Наконец, в фильме очень не хватает свидетельств третьего полноценного участника того интервью — ведь это был отнюдь не диалог. Трюффо говорил по-французски, Хичкок — по-английски. А не просто переводчиком, но посредником между ними, настоящим соавтором Трюффо была знаменитая пресс-атташе Хелен Скотт. Та самая грузная 47-летняя брюнетка, которую мы видим на каждом фото, сделанном в августе 1962 года.

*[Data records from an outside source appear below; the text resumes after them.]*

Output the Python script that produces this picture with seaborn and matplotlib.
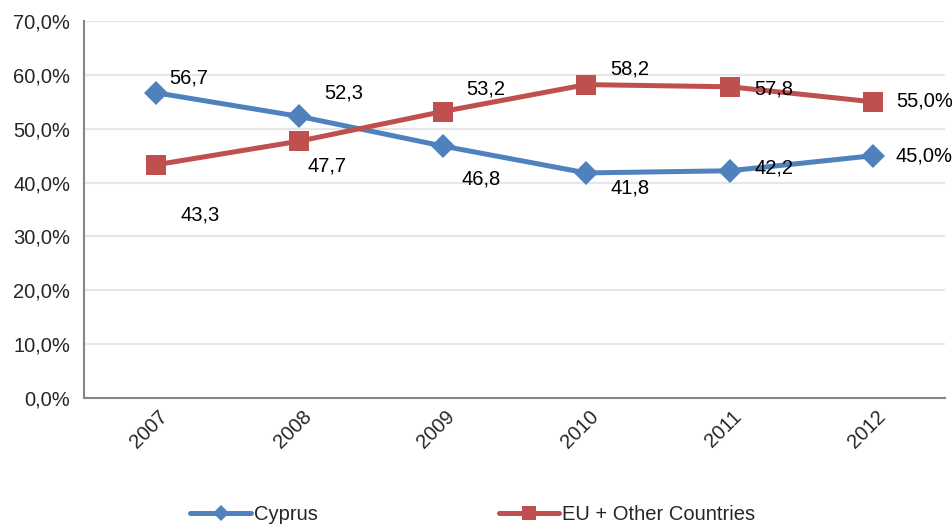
import matplotlib
matplotlib.use("Agg")
import matplotlib.pyplot as plt
import matplotlib.transforms as mtransforms
from matplotlib.ticker import FixedLocator, FuncFormatter
import seaborn as sns
import pandas as pd

years = ["2007", "2008", "2009", "2010", "2011", "2012"]
cyprus = [56.7, 52.3, 46.8, 41.8, 42.2, 45.0]
eu_other = [43.3, 47.7, 53.2, 58.2, 57.8, 55.0]
series_names = ["Cyprus", "EU + Other Countries"]

BLUE = "#4F81BD"
RED = "#C0504D"
AXIS_GREY = "#868686"
GRID_GREY = "#E6E6E6"
FS = 14.5

# label offsets in pixels (dx, dy) relative to each point
cyprus_offsets = [(33, 15), (45, 23), (38, -33), (44, -15), (44, 3), (51, 0)]
eu_offsets = [(44, -50), (28, -25), (43, 23), (44, 16), (44, -2), (51, 1)]

df = pd.DataFrame({
    "year": years * 2,
    "value": cyprus + eu_other,
    "series": [series_names[0]] * len(years) + [series_names[1]] * len(years),
})

sns.set_style("white")
plt.rcParams["font.family"] = ["Liberation Sans", "DejaVu Sans"]

fig = plt.figure(figsize=(9.52, 5.27), dpi=100)
ax = fig.add_axes([0.0882, 0.2448, 0.9044, 0.7152])

sns.lineplot(data=df, x="year", y="value", hue="series", style="series",
             palette={series_names[0]: BLUE, series_names[1]: RED},
             markers={series_names[0]: "D", series_names[1]: "s"},
             dashes=False, linewidth=3.6, markersize=12,
             markeredgewidth=0, ax=ax, legend=True, zorder=3)
# squares a little bigger than the diamonds
for ln in ax.lines:
    if ln.get_marker() == "s":
        ln.set_markersize(14)

# data labels
px = 0.72
for vals, offs in [(cyprus, cyprus_offsets), (eu_other, eu_offsets)]:
    for i, (v, (dx, dy)) in enumerate(zip(vals, offs)):
        txt = f"{v:.1f}".replace(".", ",")
        if i == len(vals) - 1:
            txt += "%"
        ax.annotate(txt, (i, v), xytext=(dx * px, dy * px), textcoords="offset points",
                    ha="center", va="center", fontsize=FS, color="#000000", zorder=5)

ax.set_ylim(0, 70)
ax.set_xlim(-0.5, 5.5)
ax.set_yticks(range(0, 71, 10))
ax.yaxis.set_major_formatter(FuncFormatter(lambda v, p: f"{v:.1f}%".replace(".", ",")))
ax.grid(axis="y", color=GRID_GREY, linewidth=1.5, zorder=0)
ax.grid(axis="x", visible=False)
ax.set_axisbelow(True)

for s in ["top", "right"]:
    ax.spines[s].set_visible(False)
for s in ["left", "bottom"]:
    ax.spines[s].set_color(AXIS_GREY)
    ax.spines[s].set_linewidth(1.5)

ax.set_xlabel("")
ax.set_ylabel("")

ax.xaxis.set_minor_locator(FixedLocator([i - 0.5 for i in range(len(years) + 1)]))
ax.tick_params(axis="x", which="major", length=0, pad=11, labelsize=FS)
ax.tick_params(axis="x", which="minor", length=6, width=1.5, color=AXIS_GREY, direction="out")
ax.tick_params(axis="y", which="major", length=6, width=1.5, color=AXIS_GREY,
               direction="out", labelsize=FS, pad=4)

shift = mtransforms.ScaledTranslation(9 / 100, 0, fig.dpi_scale_trans)
for lab in ax.get_xticklabels():
    lab.set_rotation(45)
    lab.set_ha("right")
    lab.set_va("center")
    lab.set_rotation_mode("anchor")
    lab.set_transform(lab.get_transform() + shift)

handles, labels = ax.get_legend_handles_labels()
ax.legend(handles, labels, loc="center", bbox_to_anchor=(473 / 952, 1 - 515 / 527),
          bbox_transform=fig.transFigure, ncol=2, frameon=False, fontsize=FS,
          handlelength=3.0, handletextpad=0.15, columnspacing=9, markerscale=0.7)

fig.savefig("out.png", dpi=100)
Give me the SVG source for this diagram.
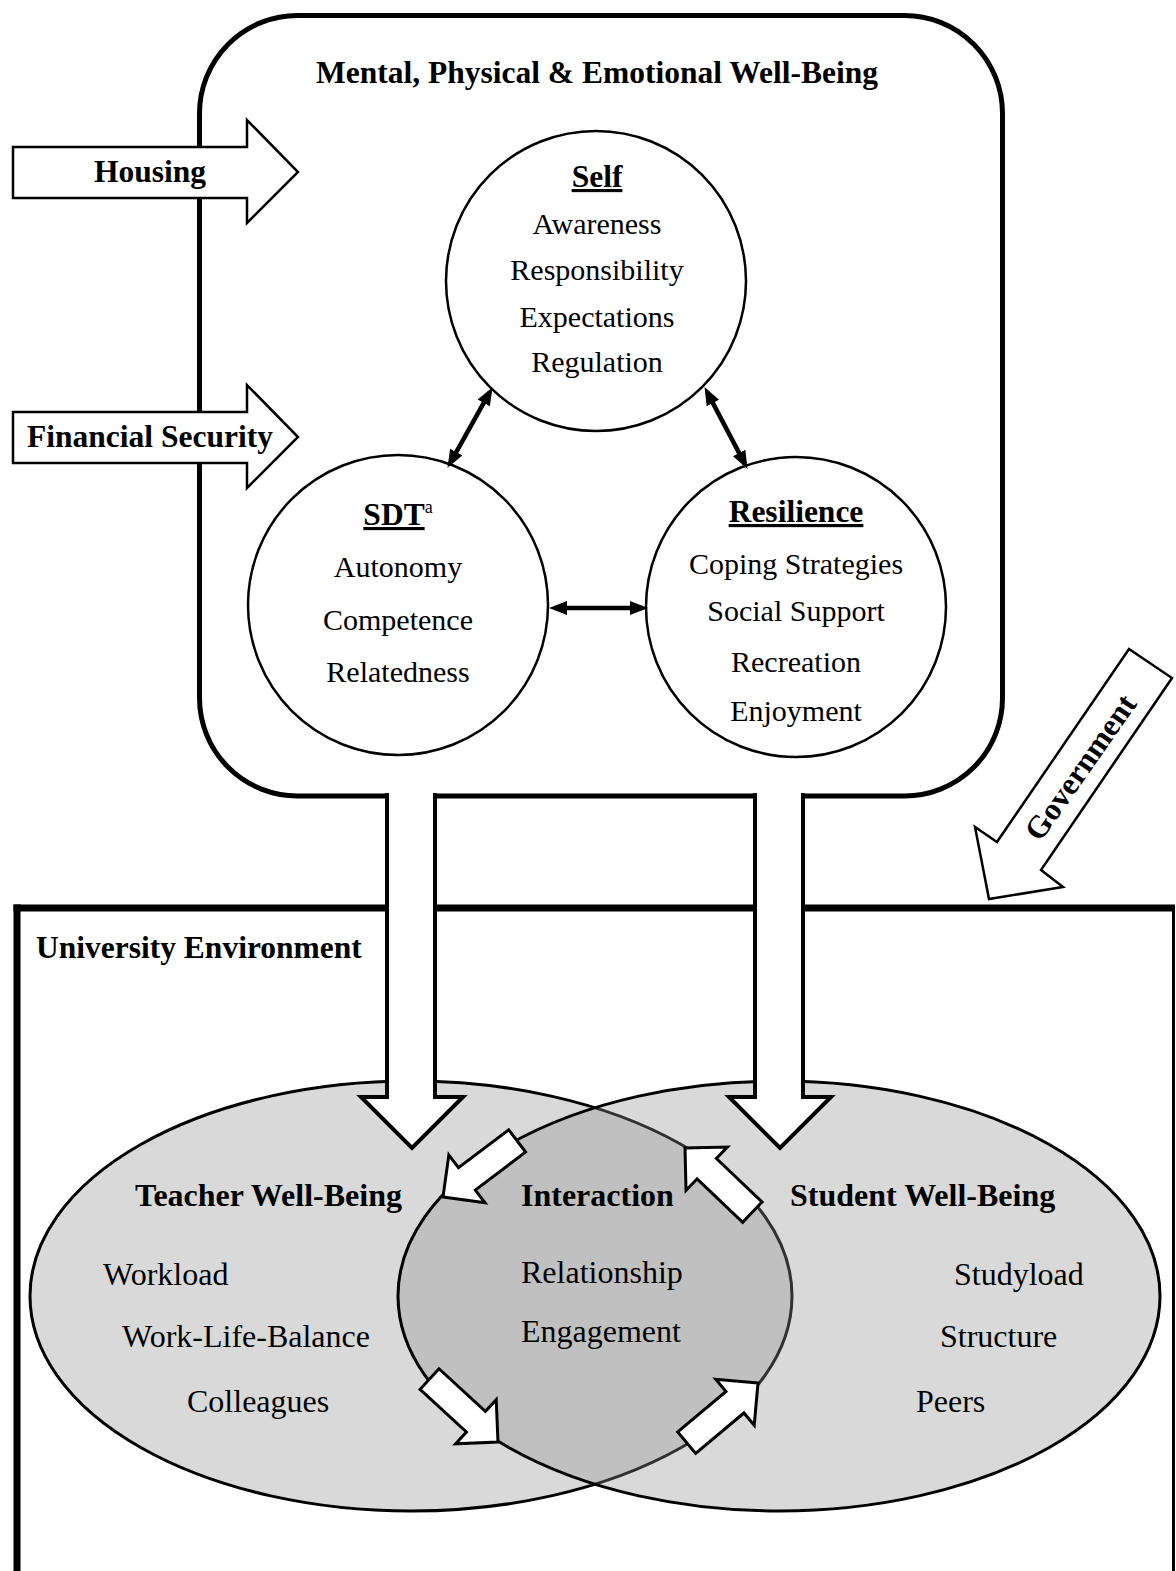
<svg xmlns="http://www.w3.org/2000/svg" width="1176" height="1571" viewBox="0 0 1176 1571">
<style>
text{font-family:"Liberation Serif","Times New Roman",serif;fill:#000}
.b{font-weight:bold;font-size:31.5px}
.r{font-size:30px}
.bb{font-weight:bold;font-size:32px}
.rr{font-size:32px}
.m{text-anchor:middle}
.circle{fill:#fff;stroke:#000;stroke-width:2.5}
.blk{fill:#fff;stroke:#000;stroke-width:3;stroke-linejoin:miter}
.dbl{stroke:#000;stroke-width:4.5;fill:none;marker-start:url(#ah);marker-end:url(#ah)}
</style>
<defs>
<marker id="ah" markerUnits="userSpaceOnUse" markerWidth="18" markerHeight="14" refX="12" refY="7" orient="auto-start-reverse" viewBox="0 0 18 14">
<path d="M0,0 L18,7 L0,14 z" fill="#000"/>
</marker>
<path id="sa" d="M0,0 L-30,-30 L-30,-14 L-93,-14 L-93,14 L-30,14 L-30,30 Z"/>
</defs>
<rect width="1176" height="1571" fill="#fff"/>

<g id="wellbeing-box">
<rect x="199.5" y="15.5" width="803" height="780.5" rx="98" ry="98" fill="#fff" stroke="#000" stroke-width="5"/>
<text class="b m" x="597" y="83">Mental, Physical &amp; Emotional Well-Being</text>
</g>

<g id="self">
<circle class="circle" cx="596" cy="281" r="150"/>
<text class="b m" x="597" y="187" text-decoration="underline">Self</text>
<text class="r m" x="597" y="234">Awareness</text>
<text class="r m" x="597" y="280">Responsibility</text>
<text class="r m" x="597" y="327">Expectations</text>
<text class="r m" x="597" y="372">Regulation</text>
</g>

<g id="sdt">
<circle class="circle" cx="398" cy="605" r="150"/>
<text class="m" x="398" y="525"><tspan class="b" text-decoration="underline">SDT</tspan><tspan font-size="18" dy="-12">a</tspan></text>
<text class="r m" x="398" y="577">Autonomy</text>
<text class="r m" x="398" y="630">Competence</text>
<text class="r m" x="398" y="682">Relatedness</text>
</g>

<g id="resilience">
<circle class="circle" cx="796" cy="607" r="150"/>
<text class="b m" x="796" y="522" text-decoration="underline">Resilience</text>
<text class="r m" x="796" y="574">Coping Strategies</text>
<text class="r m" x="796" y="621">Social Support</text>
<text class="r m" x="796" y="672">Recreation</text>
<text class="r m" x="796" y="721">Enjoyment</text>
</g>

<g id="housing">
<path d="M13,147 H247 V120 L298,172 L247,223 V198 H13 Z" fill="#fff" stroke="#000" stroke-width="2.5"/>
<text class="b m" x="150" y="182">Housing</text>
</g>
<g id="financial-security">
<path d="M13,412 H247 V385 L298,437 L247,488 V463 H13 Z" fill="#fff" stroke="#000" stroke-width="2.5"/>
<text class="b m" x="150" y="447">Financial Security</text>
</g>

<g id="university-environment">
<line x1="13.5" y1="908" x2="1175" y2="908" stroke="#000" stroke-width="7"/>
<line x1="17" y1="904.5" x2="17" y2="1571" stroke="#000" stroke-width="7"/>
<line x1="1173.5" y1="908" x2="1173.5" y2="1571" stroke="#000" stroke-width="3"/>
<text class="b" x="36" y="958">University Environment</text>
</g>

<g id="government">
<path d="M1129,649 L1172,678 L1041,870 L1063,887 L989,899 L975,827 L997,842 Z" fill="#fff" stroke="#000" stroke-width="2.5"/>
<text class="b m" transform="translate(1080,767) rotate(-55)" y="11">Government</text>
</g>

<g id="teacher-wellbeing">
<ellipse cx="411" cy="1296" rx="381" ry="215" fill="#d9d9d9" stroke="#000" stroke-width="3"/>
</g>
<g id="student-wellbeing">
<ellipse cx="779" cy="1296" rx="381" ry="215" fill="#909090" fill-opacity="0.34" stroke="#000" stroke-width="3"/>
</g>

<g id="connectors">
<line class="dbl" x1="489.6" y1="392.4" x2="450.4" y2="462.6"/>
<line class="dbl" x1="707.3" y1="392.4" x2="744.7" y2="463.6"/>
<line class="dbl" x1="555" y1="608" x2="642" y2="608"/>
<path d="M387,793 V1097 H361 L412,1148 L463,1097 H435 V793" fill="#fff" stroke="#000" stroke-width="4"/>
<path d="M755,793 V1097 H729 L780,1148 L831,1097 H803 V793" fill="#fff" stroke="#000" stroke-width="4"/>
<use href="#sa" class="blk" transform="translate(443,1197) rotate(142.9)"/>
<use href="#sa" class="blk" transform="translate(685,1148) rotate(223.6)"/>
<use href="#sa" class="blk" transform="translate(498,1442) rotate(42.6)"/>
<use href="#sa" class="blk" transform="translate(758,1383) rotate(-39.9)"/>
</g>

<g id="teacher-text">
<text class="bb" x="135" y="1206">Teacher Well-Being</text>
<text class="rr" x="103" y="1285">Workload</text>
<text class="rr" x="122" y="1347">Work-Life-Balance</text>
<text class="rr" x="187" y="1412">Colleagues</text>
</g>
<g id="interaction">
<text class="bb" x="521" y="1206">Interaction</text>
<text class="rr" x="521" y="1283">Relationship</text>
<text class="rr" x="521" y="1342">Engagement</text>
</g>
<g id="student-text">
<text class="bb" x="790" y="1206">Student Well-Being</text>
<text class="rr" x="954" y="1285">Studyload</text>
<text class="rr" x="940" y="1347">Structure</text>
<text class="rr" x="916" y="1412">Peers</text>
</g>
</svg>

Встреча с ней стала для Трюффо дружбой с первого взгляда и навсегда: она пережила режиссера на три года и похоронена неподалеку от него на монмартрском кладбище. Колоритная Хелен, «обладавшая крепким чувством юмора, свойственным бруклинским еврейкам», в конце 1930-х годов была коммунисткой и феминисткой, в 1940-х — секретарем знаменитой журналистки и шпионки (скорее всего, советской) Женевьевы Табуи, в 1950-х — жертвой «черных списков». Если Трюффо искал в Хичкоке «отца», то в Скотт он, безусловно, нашел «маму». Точнее говоря, выбрал формат отношений мать—сын, микшируя ее безнадежную влюбленность. Она открыла ему Америку. Она стала его политическим ментором. Проще говоря, вправила мозги: Трюффо в 1950-х ходил в учениках, если называть вещи своими именами, отпетых французских нацистов, а Скотт объяснила ему, что к чему в ХХ веке.
Кто-то из участников фильма напоминает: услышав некий метафизический вопрос Трюффо, Хичкок прервал запись, чтобы его не менее метафизический ответ остался их общей тайной. Как возвышенно! Вот только не хватает свидетельства Хелен Скотт: да, Хичкок часто прерывал запись, но лишь для того, чтобы рассказать ей и Трюффо очередной скабрезный анекдот.